Mit dem europäischen Critical Raw Materials Act (CRMA) haben wir einen großen Schritt für mehr Rohstoffsicherheit gemacht. Das Ziel des CRMA ist, dass nicht mehr als 65 Prozent der Importe kritischer Rohstoffe aus einem einzigen Drittstaat kommen dürfen. Nun müssen wir konkrete Maßnahmen ergreifen, um dieses Ziel zu erfüllen.

Unser Ansatz dafür basiert auf vier Säulen. Erstens müssen wir unsere Importe diversifizieren, etwa durch neue Rohstoffpartnerschaften mit rohstoffreichen Ländern wie Chile. Wir unterstützen zudem internationale Kooperationsformate wie die Minerals Security Partnership (MSP) und eine verstärkte Zusammenarbeit der G7 im Rahmen des Clubs für kritische Rohstoffe.

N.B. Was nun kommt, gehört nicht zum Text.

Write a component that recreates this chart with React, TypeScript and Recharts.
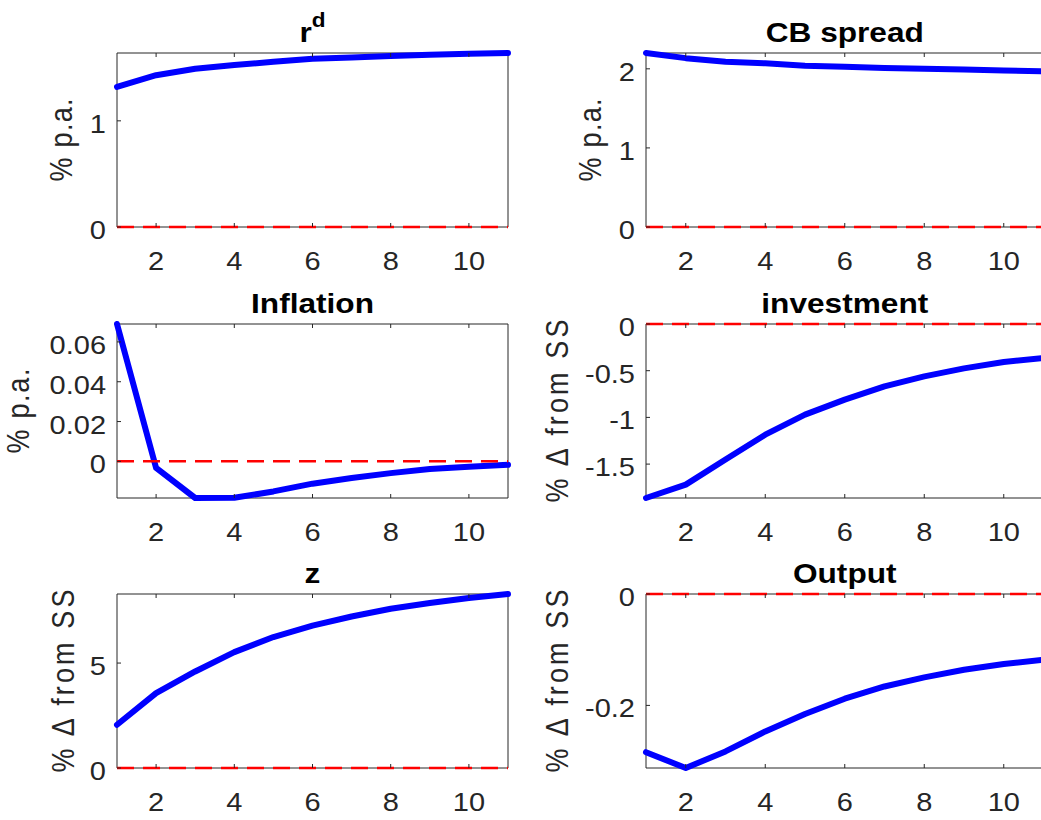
import React from 'react';
import { LineChart, Line, XAxis, YAxis } from 'recharts';

// ---- data ----
const periods = [1, 2, 3, 4, 5, 6, 7, 8, 9, 10, 11];
const xTicks = [2, 4, 6, 8, 10];
const zeroValues = [0, 0, 0, 0, 0, 0, 0, 0, 0, 0, 0];

const rdValues = [1.32, 1.43, 1.49, 1.525, 1.557, 1.585, 1.597, 1.61, 1.623, 1.632, 1.639];
const cbSpreadValues = [2.2, 2.135, 2.09, 2.07, 2.04, 2.025, 2.01, 2.0, 1.99, 1.98, 1.97];
const inflationValues = [0.069, -0.0033, -0.0184, -0.0183, -0.0151, -0.0112, -0.0084, -0.0059, -0.0038, -0.0027, -0.0017];
const investmentValues = [-1.863, -1.72, -1.45, -1.185, -0.97, -0.81, -0.668, -0.561, -0.475, -0.407, -0.364];
const zValues = [2.06, 3.57, 4.6, 5.52, 6.24, 6.78, 7.22, 7.59, 7.86, 8.1, 8.29];
const outputValues = [-0.284, -0.3124, -0.2826, -0.2467, -0.2155, -0.188, -0.166, -0.1497, -0.136, -0.1257, -0.118];

const rdTicks = [0, 1];
const cbSpreadTicks = [0, 1, 2];
const inflationTicks = [0, 0.02, 0.04, 0.06];
const investmentTicks = [-1.5, -1, -0.5, 0];
const zTicks = [0, 5];
const outputTicks = [-0.2, 0];

// ---- styles ----
const FONT = '"Liberation Sans", Arial, Helvetica, sans-serif';
const AX = '#262626';
const TICK_FS = 25;
const STRETCH = 1.16;

const BottomTick = (props: any) => {
  const { x, y, payload } = props;
  return (
    <g>
      <line x1={x} x2={x} y1={y} y2={y - 4} stroke={AX} strokeWidth={1} />
      <text
        transform={`translate(${x},${y + 42.5}) scale(${STRETCH},1)`}
        textAnchor="middle"
        fontSize={TICK_FS}
        fontFamily={FONT}
        fill={AX}
      >
        {String(payload.value)}
      </text>
    </g>
  );
};

const TopTick = (props: any) => {
  const { x, y } = props;
  return <line x1={x} x2={x} y1={y} y2={y + 4} stroke={AX} strokeWidth={1} />;
};

const LeftTick = (props: any) => {
  const { x, y, payload } = props;
  return (
    <g>
      <line x1={x} x2={x + 4} y1={y} y2={y} stroke={AX} strokeWidth={1} />
      <text
        transform={`translate(${x - 11},${y + 12}) scale(${STRETCH},1)`}
        textAnchor="end"
        fontSize={TICK_FS}
        fontFamily={FONT}
        fill={AX}
      >
        {String(payload.value)}
      </text>
    </g>
  );
};

const RightTick = (props: any) => {
  const { x, y } = props;
  return <line x1={x} x2={x - 4} y1={y} y2={y} stroke={AX} strokeWidth={1} />;
};

type PanelProps = {
  values: number[];
  ticks: number[];
  title: string;
  titleSup?: string;
  ylabel: string;
  ylabelLength: number;
  labelGap: number;
  left: number;
  top: number;
  width: number;
  height: number;
};

function Panel(p: PanelProps) {
  const data = periods.map((period, i) => ({ period, value: p.values[i], zero: zeroValues[i] }));
  const lo = Math.min(0, ...p.values);
  const hi = Math.max(0, ...p.values);
  const ML = 120;
  const MT = 50;
  const MR = 20;
  const MB = 60;

  const titleContent = (lp: any) => {
    const vb = lp.viewBox || {};
    const cx = vb.x + vb.width / 2;
    const y = vb.y + (vb.height || 0) - 11;
    return (
      <text
        transform={`translate(${cx},${y}) scale(1.13,1)`}
        textAnchor="middle"
        fontSize={28}
        fontWeight="bold"
        fontFamily={FONT}
        fill="#000"
      >
        {p.title}
        {p.titleSup ? (
          <tspan dy={-15} fontSize={20}>
            {p.titleSup}
          </tspan>
        ) : null}
      </text>
    );
  };

  const ylabelContent = (lp: any) => {
    const vb = lp.viewBox || {};
    const cy = vb.y + vb.height / 2;
    const x = vb.x + (vb.width || 0) - p.labelGap;
    return (
      <text
        transform={`translate(${x},${cy}) rotate(-90) scale(1,${STRETCH})`}
        textAnchor="middle"
        fontSize={27}
        fontFamily={FONT}
        fill={AX}
        textLength={p.ylabelLength}
        lengthAdjust="spacing"
      >
        {p.ylabel}
      </text>
    );
  };

  return (
    <div style={{ position: 'absolute', left: p.left - ML, top: p.top - MT }}>
      <LineChart
        width={p.width + ML + MR}
        height={p.height + MT + MB}
        data={data}
        margin={{ top: MT - 1, right: MR - 1, bottom: MB - 1, left: ML - 1 }}
      >
        <XAxis
          xAxisId="b"
          dataKey="period"
          type="number"
          domain={[1, 11]}
          ticks={xTicks}
          interval={0}
          orientation="bottom"
          height={1}
          tickSize={0}
          tickMargin={0}
          tickLine={false}
          axisLine={{ stroke: AX, strokeWidth: 1 }}
          tick={<BottomTick />}
        />
        <XAxis
          xAxisId="t"
          dataKey="period"
          type="number"
          domain={[1, 11]}
          ticks={xTicks}
          interval={0}
          orientation="top"
          height={1}
          tickSize={0}
          tickMargin={0}
          tickLine={false}
          axisLine={{ stroke: AX, strokeWidth: 1 }}
          tick={<TopTick />}
          label={titleContent}
        />
        <YAxis
          yAxisId="l"
          type="number"
          domain={[lo, hi]}
          ticks={p.ticks}
          interval={0}
          orientation="left"
          width={1}
          tickSize={0}
          tickMargin={0}
          tickLine={false}
          axisLine={{ stroke: AX, strokeWidth: 1 }}
          tick={<LeftTick />}
          label={ylabelContent}
        />
        <YAxis
          yAxisId="r"
          type="number"
          domain={[lo, hi]}
          ticks={p.ticks}
          interval={0}
          orientation="right"
          width={1}
          tickSize={0}
          tickMargin={0}
          tickLine={false}
          axisLine={{ stroke: AX, strokeWidth: 1 }}
          tick={<RightTick />}
        />
        <Line
          xAxisId="b"
          yAxisId="l"
          type="linear"
          dataKey="value"
          stroke="#0000ff"
          strokeWidth={6}
          strokeLinecap="round"
          strokeLinejoin="round"
          dot={false}
          activeDot={false}
          isAnimationActive={false}
          zIndex={600}
        />
        <Line
          xAxisId="b"
          yAxisId="l"
          type="linear"
          dataKey="zero"
          stroke="#ff0000"
          strokeWidth={2.5}
          strokeDasharray="17 9"
          dot={false}
          activeDot={false}
          isAnimationActive={false}
          zIndex={610}
        />
      </LineChart>
    </div>
  );
}

const LEFT_X = 117;
const RIGHT_X = 646.3;
const LEFT_W = 391;
const RIGHT_W = 397.5;
const ROW_Y = [53.3, 324.3, 594.3];
const PLOT_H = 174;

export default function App() {
  return (
    <div
      style={{
        position: 'absolute',
        left: 0,
        top: 0,
        width: 1041,
        height: 820,
        overflow: 'hidden',
        background: '#ffffff',
      }}
    >
      <Panel values={rdValues} ticks={rdTicks} title="r" titleSup="d" ylabel="% p.a." ylabelLength={83} labelGap={45}
        left={LEFT_X} top={ROW_Y[0]} width={LEFT_W} height={PLOT_H} />
      <Panel values={cbSpreadValues} ticks={cbSpreadTicks} title="CB spread" ylabel="% p.a." ylabelLength={83} labelGap={45}
        left={RIGHT_X} top={ROW_Y[0]} width={RIGHT_W} height={PLOT_H} />
      <Panel values={inflationValues} ticks={inflationTicks} title="Inflation" ylabel="% p.a." ylabelLength={85} labelGap={88}
        left={LEFT_X} top={ROW_Y[1]} width={LEFT_W} height={PLOT_H} />
      <Panel values={investmentValues} ticks={investmentTicks} title="investment" ylabel="% Δ from SS" ylabelLength={183} labelGap={78}
        left={RIGHT_X} top={ROW_Y[1]} width={RIGHT_W} height={PLOT_H} />
      <Panel values={zValues} ticks={zTicks} title="z" ylabel="% Δ from SS" ylabelLength={183} labelGap={43}
        left={LEFT_X} top={ROW_Y[2]} width={LEFT_W} height={PLOT_H} />
      <Panel values={outputValues} ticks={outputTicks} title="Output" ylabel="% Δ from SS" ylabelLength={183} labelGap={78}
        left={RIGHT_X} top={ROW_Y[2]} width={RIGHT_W} height={PLOT_H} />
    </div>
  );
}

Zweitens wollen wir die Kreislaufwirtschaft entschlossen ausbauen und zu einem profitablen Geschäftsmodell weiterentwickeln. Das beginnt schon beim Entwerfen von neuen Produkten. Drittens können einige knappe Ressourcen durch Materialien mit gleicher Funktionalität und geringerer Umweltschädlichkeit ersetzt werden. So können wir etwa den Bedarf für Lithium durch den verstärkten Einsatz von Natrium-Ionen-Batterien reduzieren.

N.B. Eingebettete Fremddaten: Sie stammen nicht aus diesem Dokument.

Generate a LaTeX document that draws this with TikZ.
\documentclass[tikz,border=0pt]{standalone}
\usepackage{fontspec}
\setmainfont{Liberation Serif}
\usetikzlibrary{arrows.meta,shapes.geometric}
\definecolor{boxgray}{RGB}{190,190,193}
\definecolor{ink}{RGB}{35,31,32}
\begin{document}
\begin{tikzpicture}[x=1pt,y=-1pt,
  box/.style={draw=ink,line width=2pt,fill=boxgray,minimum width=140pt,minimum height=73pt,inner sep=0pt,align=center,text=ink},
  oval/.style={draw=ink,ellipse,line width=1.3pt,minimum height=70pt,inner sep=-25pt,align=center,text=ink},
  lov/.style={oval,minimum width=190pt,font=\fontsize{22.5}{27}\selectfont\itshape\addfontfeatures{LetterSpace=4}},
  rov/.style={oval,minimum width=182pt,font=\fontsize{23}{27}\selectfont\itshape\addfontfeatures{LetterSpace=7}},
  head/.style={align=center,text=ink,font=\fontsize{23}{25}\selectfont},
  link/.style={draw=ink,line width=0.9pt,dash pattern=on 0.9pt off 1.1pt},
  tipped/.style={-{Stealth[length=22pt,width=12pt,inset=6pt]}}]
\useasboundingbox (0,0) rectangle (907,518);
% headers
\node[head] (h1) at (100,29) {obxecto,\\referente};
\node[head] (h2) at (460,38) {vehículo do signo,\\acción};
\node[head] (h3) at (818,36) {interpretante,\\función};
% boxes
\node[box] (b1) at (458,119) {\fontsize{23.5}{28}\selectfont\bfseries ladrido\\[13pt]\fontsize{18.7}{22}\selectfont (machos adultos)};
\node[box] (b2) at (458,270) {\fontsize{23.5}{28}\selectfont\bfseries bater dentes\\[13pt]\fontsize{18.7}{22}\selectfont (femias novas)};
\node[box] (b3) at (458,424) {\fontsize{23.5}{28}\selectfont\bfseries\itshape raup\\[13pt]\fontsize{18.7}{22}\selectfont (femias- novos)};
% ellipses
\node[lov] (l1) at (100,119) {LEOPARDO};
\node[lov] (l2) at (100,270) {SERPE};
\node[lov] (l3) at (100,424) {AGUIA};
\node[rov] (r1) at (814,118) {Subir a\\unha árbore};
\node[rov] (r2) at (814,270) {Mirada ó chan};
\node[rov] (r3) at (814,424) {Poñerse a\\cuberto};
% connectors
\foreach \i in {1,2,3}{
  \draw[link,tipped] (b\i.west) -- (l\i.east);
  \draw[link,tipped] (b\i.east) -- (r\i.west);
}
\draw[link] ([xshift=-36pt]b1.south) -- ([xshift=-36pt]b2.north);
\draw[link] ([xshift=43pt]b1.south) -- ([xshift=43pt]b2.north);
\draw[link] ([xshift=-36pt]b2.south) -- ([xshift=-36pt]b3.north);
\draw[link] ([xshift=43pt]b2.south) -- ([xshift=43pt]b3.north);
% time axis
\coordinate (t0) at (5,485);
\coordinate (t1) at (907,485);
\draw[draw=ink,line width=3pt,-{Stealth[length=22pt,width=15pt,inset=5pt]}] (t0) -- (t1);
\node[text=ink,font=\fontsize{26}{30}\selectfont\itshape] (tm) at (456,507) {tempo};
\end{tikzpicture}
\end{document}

Für die Erhöhung der Versorgungssicherheit in der EU brauchen wir viertens auch mehr heimischen Bergbau von kritischen Rohstoffen und die Stärkung der Weiterverarbeitungskapazitäten in der EU. Wir werden uns dafür einsetzen, dass die EU dies unter Einhaltung von hohen Nachhaltigkeits- und Menschenrechtsstandards ambitioniert voranbringt. Beispielsweise kann durch Geothermiekraftwerke das Lithiumvorkommen im Oberrheingraben erschlossen werden – und gleichzeitig nachhaltiger Strom erzeugt werden.

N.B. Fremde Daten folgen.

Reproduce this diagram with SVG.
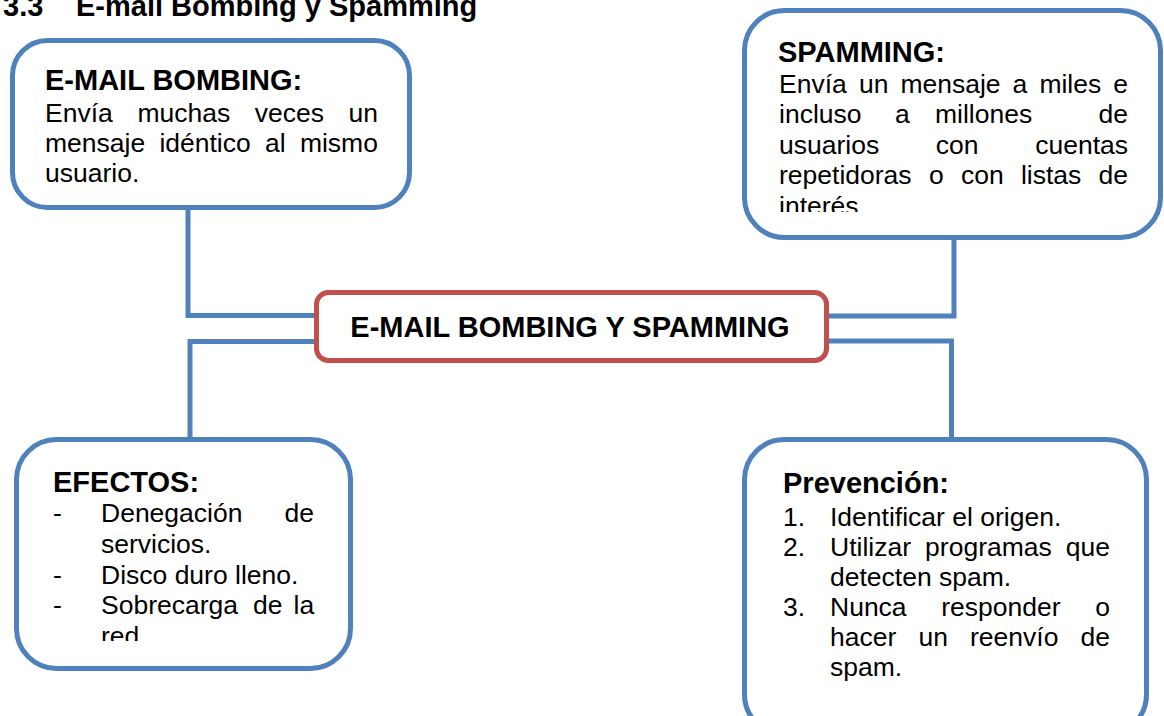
<svg xmlns="http://www.w3.org/2000/svg" width="1164" height="716" viewBox="0 0 1164 716">
<style>
.box{fill:#fff;stroke:#4F81BD;stroke-width:5}
.cbox{fill:#fff;stroke:#C0504D;stroke-width:5}
.con{fill:none;stroke:#4F81BD;stroke-width:5;stroke-linejoin:miter}
.h{font-family:"Liberation Sans",Arial,sans-serif;font-weight:bold;font-size:29px;fill:#000}
.t{font-family:"Liberation Sans",Arial,sans-serif;font-size:26.5px;fill:#000}
</style>
<defs>
<clipPath id="clipSpam"><rect x="744" y="10" width="420" height="202"/></clipPath>
<clipPath id="clipEf"><rect x="16" y="439" width="336" height="202"/></clipPath>
</defs>
<rect width="1164" height="716" fill="#fff"/>
<g id="title">
<text class="h" x="3" y="16">3.3</text>
<text class="h" x="76" y="16">E-mail Bombing y Spamming</text>
</g>
<g id="connectors">
<polyline class="con" points="188,207.5 188,315.5 316,315.5"/>
<polyline class="con" points="316,341.5 190,341.5 190,439.5"/>
<polyline class="con" points="828,316 954,316 954,237.5"/>
<polyline class="con" points="828,341 951.5,341 951.5,439.5"/>
</g>
<g id="node-bombing">
<rect class="box" x="12.5" y="40.5" width="397" height="167" rx="35"/>
<text class="h" x="45" y="90">E-MAIL BOMBING:</text>
<text class="t" y="121.5"><tspan x="45">Envía</tspan><tspan x="137.4">muchas</tspan><tspan x="254.8">veces</tspan><tspan x="348.6">un</tspan></text>
<text class="t" y="152"><tspan x="45">mensaje</tspan><tspan x="159.4">idéntico</tspan><tspan x="265">al</tspan><tspan x="299.9">mismo</tspan></text>
<text class="t" x="45" y="182">usuario.</text>
</g>
<g id="node-spamming">
<rect class="box" x="744.5" y="10.5" width="416" height="227" rx="40"/>
<text class="h" x="778" y="62">SPAMMING:</text>
<g clip-path="url(#clipSpam)">
<text class="t" y="92.5"><tspan x="779">Envía</tspan><tspan x="858.9">un</tspan><tspan x="900.4">mensaje</tspan><tspan x="1012.6">a</tspan><tspan x="1039.4">miles</tspan><tspan x="1113.3">e</tspan></text>
<text class="t" y="123"><tspan x="779">incluso</tspan><tspan x="895">a</tspan><tspan x="935">millones</tspan><tspan x="1098.5">de</tspan></text>
<text class="t" y="153.5"><tspan x="779">usuarios</tspan><tspan x="935.8">con</tspan><tspan x="1035.2">cuentas</tspan></text>
<text class="t" y="184"><tspan x="779">repetidoras</tspan><tspan x="928.9">o</tspan><tspan x="960.9">con</tspan><tspan x="1020.9">listas</tspan><tspan x="1098.6">de</tspan></text>
<text class="t" x="779" y="214.5">interés.</text>
</g>
</g>
<g id="node-center">
<rect class="cbox" x="316.5" y="292.5" width="510" height="68" rx="12"/>
<text class="h" x="570" y="337" text-anchor="middle">E-MAIL BOMBING Y SPAMMING</text>
</g>
<g id="node-efectos">
<rect class="box" x="16.5" y="439.5" width="334" height="229" rx="40"/>
<text class="h" x="53" y="492">EFECTOS:</text>
<g clip-path="url(#clipEf)">
<text class="t" y="522"><tspan x="53">-</tspan><tspan x="101">Denegación</tspan><tspan x="284.5">de</tspan></text>
<text class="t" x="101" y="553">servicios.</text>
<text class="t" y="583.5"><tspan x="53">-</tspan><tspan x="101">Disco duro lleno.</tspan></text>
<text class="t" y="614"><tspan x="53">-</tspan><tspan x="101">Sobrecarga</tspan><tspan x="253">de</tspan><tspan x="293.5">la</tspan></text>
<text class="t" x="101" y="644.5">red.</text>
</g>
</g>
<g id="node-prevencion">
<rect class="box" x="744.5" y="439.5" width="402" height="295" rx="40"/>
<text class="h" x="783" y="493">Prevención:</text>
<text class="t" y="525.5"><tspan x="783">1.</tspan><tspan x="830">Identificar el origen.</tspan></text>
<text class="t" y="555.5"><tspan x="783">2.</tspan><tspan x="830">Utilizar</tspan><tspan x="925.1">programas</tspan><tspan x="1065.8">que</tspan></text>
<text class="t" x="830" y="585.5">detecten spam.</text>
<text class="t" y="615.5"><tspan x="783">3.</tspan><tspan x="830">Nunca</tspan><tspan x="941.3">responder</tspan><tspan x="1095.3">o</tspan></text>
<text class="t" y="646"><tspan x="830">hacer</tspan><tspan x="918.4">un</tspan><tspan x="970">reenvío</tspan><tspan x="1080.5">de</tspan></text>
<text class="t" x="830" y="676">spam.</text>
</g>
</svg>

Deutschland ist aus geopolitischen, wirtschaftlichen und nachhaltigen Gründen auf eine sichere Rohstoffversorgung angewiesen. Gemeinsam mit den europäischen Unternehmen wollen wir uns verstärkt für einen gesamteuropäischen Ansatz einer nachhaltigen und sozialverträglichen Rohstoffgewinnung einsetzen. Das ist in Deutschlands ureigenen Interesse.